Benji is a midlife crisis of an album, full of beautifully recounted instances, circumstances, and dreams often coming in pairs, ganging up on your heartstrings and yanking them harder than you might normally tolerate. The title is shared with the great lost-dog movie of 1974, which Kozelek recently told Pitchfork he had a fond memory of watching. Cinema also inspires the slowly descending “I Watched the Film ‘The Song Remains the Same,'” where the Led Zeppelin concert movie is the catalyst for Kozelek’s life flashing before his eyes.

Two songs recount the aftermath of death by exploding aerosol can; “Truck Driver” is more matter-of-fact, while album opener “Carissa” is devastating in its reportage. His parents share flip sides of the same coin, as do current events involving crime and catastrophe, as do significant friends (Dad’s buddy on house arrest in “Jim Wise,” Death Cab for Cutie/The Postal Service frontman Ben Gibbard on song-of-the-year candidate “Ben’s My Friend”).

In someone else’s hands, some of Kozelek’s intimate details might be mistaken for irony — you could certainly picture They Might be Giants or Beck making something like “I Love My Dad” into a far more peppy affair. And there are a few moments where his atmospheres feel heavy-handed: “Dogs” includes a blunt rundown of Kozelek’s sexual history, including grade-school stolen kisses and other misadventures, while “Prayer for Newtown” is an over-earnest protest song that could use some metaphor or other poetic license.

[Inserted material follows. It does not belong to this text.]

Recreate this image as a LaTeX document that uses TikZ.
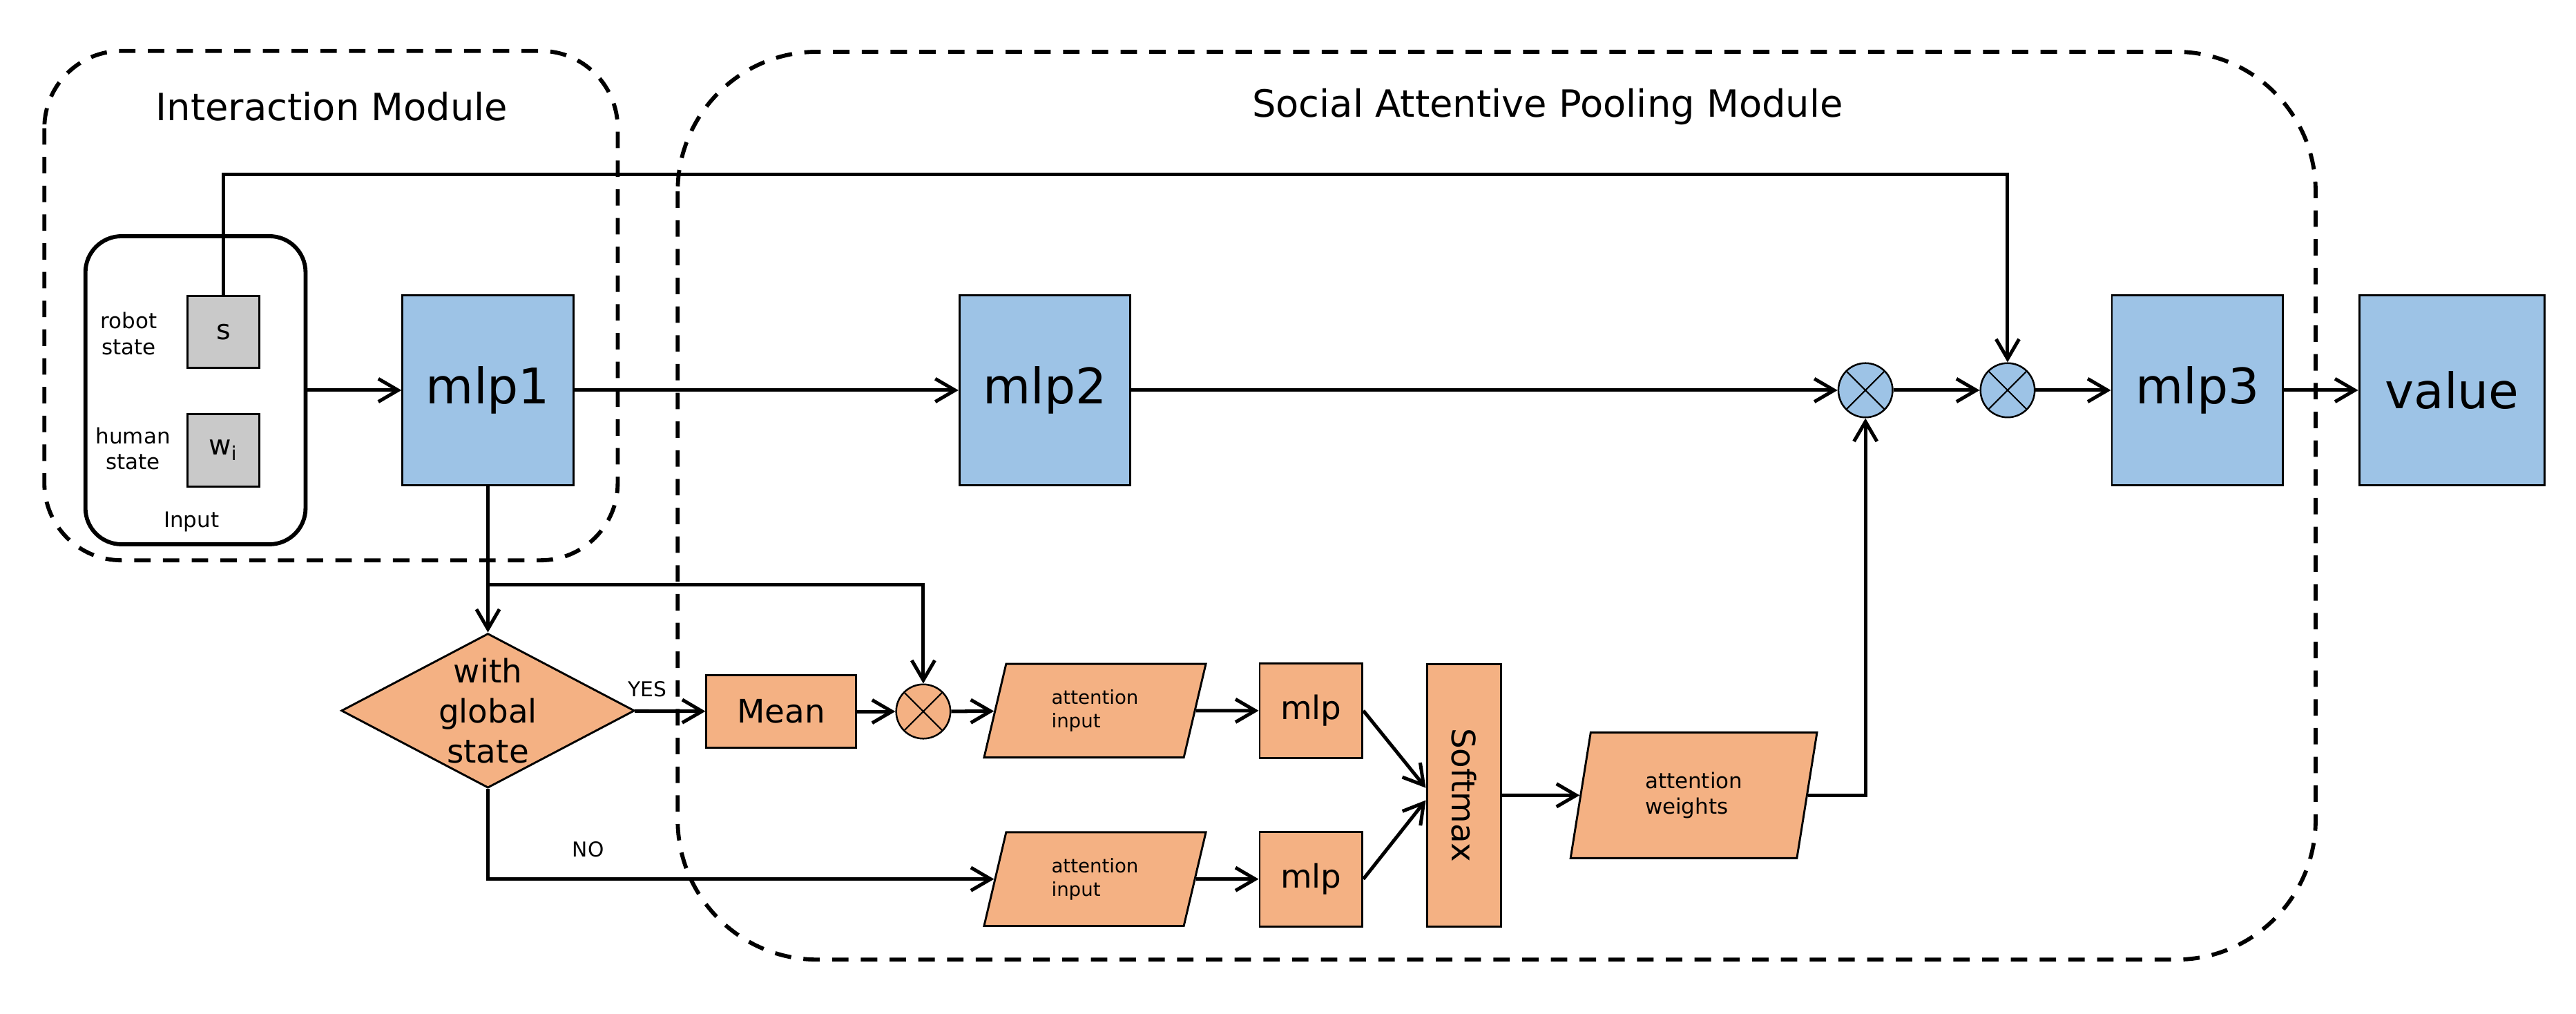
\documentclass[tikz,border=0pt]{standalone}
\usepackage{fontspec}
\setmainfont{DejaVu Sans}
\usetikzlibrary{positioning,arrows.meta,calc,shapes.geometric}
\definecolor{boxblue}{RGB}{157,195,230}
\definecolor{boxorange}{RGB}{244,177,131}
\definecolor{boxgrey}{RGB}{201,201,201}
\tikzset{
  >={Straight Barb[length=2.4mm,width=2.8mm]},
  conn/.style={->,line width=1.2pt},
  modbox/.style={draw,line width=1.4pt,dash pattern=on 2mm off 1.5mm,
    rounded corners=#1},
  modlbl/.style={font=\fontsize{13}{15}\selectfont,inner sep=0pt},
  inbox/.style={draw,line width=1.4pt,rounded corners=4.4mm,
    minimum width=26.8mm,minimum height=37.5mm},
  statebox/.style={draw,fill=boxgrey,line width=0.7pt,minimum size=8.8mm,
    inner sep=0pt,font=\fontsize{9.5}{11}\selectfont},
  bigbox/.style={draw,fill=boxblue,line width=0.7pt,minimum width=20.8mm,
    minimum height=23.1mm,inner sep=0pt,font=\fontsize{17}{20}\selectfont},
  obox/.style={draw,fill=boxorange,line width=0.7pt,inner sep=0pt,
    font=\fontsize{11.2}{13.9}\selectfont},
  decbox/.style={diamond,draw,fill=boxorange,line width=0.7pt,inner sep=0pt,
    minimum width=35.7mm,minimum height=18.8mm},
  midlbl/.style={font=\fontsize{11.2}{13.9}\selectfont,inner sep=0pt},
  smalllbl/.style={font=\fontsize{7.4}{8.9}\selectfont,align=center,inner sep=0pt},
  tinylbl/.style={font=\fontsize{6.6}{8}\selectfont,align=left},
  brlbl/.style={font=\fontsize{7.1}{8.5}\selectfont,inner sep=0pt},
  mult/.style={circle,draw,line width=0.6pt,minimum size=6.6mm,inner sep=0pt,
    path picture={\draw[line width=0.5pt]
      (path picture bounding box.north west) -- (path picture bounding box.south east)
      (path picture bounding box.south west) -- (path picture bounding box.north east);}},
  para/.style 2 args={trapezium,trapezium left angle=#1,trapezium right angle=#2,
    trapezium stretches body=true,draw,fill=boxorange,line width=0.7pt,inner sep=1pt},
}
\begin{document}
\begin{tikzpicture}[x=0.2mm,y=-0.2mm]
  \useasboundingbox (0,0) rectangle (1568,617);
  % module frames
  \draw[modbox=9.4mm] (27,31) rectangle (376,341);
  \draw[modbox=17mm] (412.5,31.5) rectangle (1409.5,584);
  \node[modlbl] (intlbl) at (202,65) {Interaction Module};
  \node[modlbl] (poollbl) at (942,65) {Social Attentive Pooling Module};

  % input
  \node[inbox] (inbox) at (119,237.5) {};
  \node[statebox] (s) at (136,202) {s};
  \node[statebox] (w) at (136,274) {w\textsubscript{i}};
  \node[smalllbl] (robotlbl) at (78.5,203) {robot\\state};
  \node[smalllbl] (humanlbl) at (81,273) {human\\state};
  \node[smalllbl] (inlbl) at (116.5,317.5) {Input};

  % upper row
  \node[bigbox] (mlp1) at (297,237.5) {mlp1};
  \node[bigbox] (mlp2) at (636,237.5) {mlp2};
  \node[mult,fill=boxblue] (mult1) at (1135.5,237.5) {};
  \node[mult,fill=boxblue] (mult2) at (1222,237.5) {};
  \node[bigbox] (mlp3) at (1337.5,237.5) {mlp3};
  \node[bigbox,minimum width=22.6mm] (value) at (1492.5,237.5) {value};

  % attention branch
  \node[decbox] (dec) at (297,432.5) {};
  \node[midlbl,align=center] (dectxt) at (dec) {with\\global\\state};
  \node[obox,minimum width=18.2mm,minimum height=8.8mm] (mean) at (475.5,433) {Mean};
  \node[mult,fill=boxorange] (mult3) at (562,433) {};
  \node[para={65}{115},minimum width=27mm,minimum height=11.4mm,tinylbl]
    (att1) at (666.5,432.5) {attention\\input};
  \node[para={65}{115},minimum width=27mm,minimum height=11.4mm,tinylbl]
    (att2) at (666.5,535) {attention\\input};
  \node[obox,minimum width=12.5mm,minimum height=11.5mm] (mlpa) at (798,432.5) {mlp};
  \node[obox,minimum width=12.5mm,minimum height=11.5mm] (mlpb) at (798,535) {mlp};
  \node[obox,minimum width=9mm,minimum height=32mm] (soft) at (891,484)
    {\rotatebox{-90}{Softmax}};
  \node[para={69}{111},minimum width=30mm,minimum height=15.3mm,
    font=\fontsize{7.4}{9}\selectfont,align=left] (attw) at (1031,484)
    {attention\\weights};
  \node[brlbl] (yes) at (394,419.5) {YES};
  \node[brlbl] (no) at (358,517) {NO};

  \coordinate (toprail) at (0,106);
  \coordinate (split) at (297,356);

  % connectors
  \draw[conn] (inbox) -- (mlp1);
  \draw[conn] (mlp1) -- (mlp2);
  \draw[conn] (mlp2) -- (mult1);
  \draw[conn] (mult1) -- (mult2);
  \draw[conn] (mult2) -- (mlp3);
  \draw[conn] (mlp3) -- (value);
  \draw[conn] (s) |- (toprail -| mult2) -- (mult2);
  \draw[conn] (mlp1) -- (dec);
  \draw[conn] (split) -| (mult3);
  \draw[conn] (dec) -- (mean);
  \draw[conn] (mean) -- (mult3);
  \draw[conn] (mult3) -- (att1);
  \draw[conn] (att1) -- (mlpa);
  \draw[conn] (dec) |- (att2);
  \draw[conn] (att2) -- (mlpb);
  \draw[conn] (mlpa.east) -- ([yshift=0.9mm]soft.west);
  \draw[conn] (mlpb.east) -- ([yshift=-0.6mm]soft.west);
  \draw[conn] (soft) -- (attw);
  \draw[conn] (attw) -| (mult1);
\end{tikzpicture}
\end{document}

Kozelek’s instrumental restraint remains dramatic, melancholic, even angry, but here it also seems strangely meditative and welcoming. His midtempo arpeggios herald Steve Shelley’s soft drum hits; brief saxophone passages get spun into plaintive choral parts with the likes of Will Oldham. Sun Kil Moon imply they are watching time pass behind Morphine’s same dark glasses, and measuring happiness as Counting Crows’ August and Everything After once did. Benji is both imperfect and skillfully constructed, a regularly gorgeous look at what makes an aging indie-rocker tick.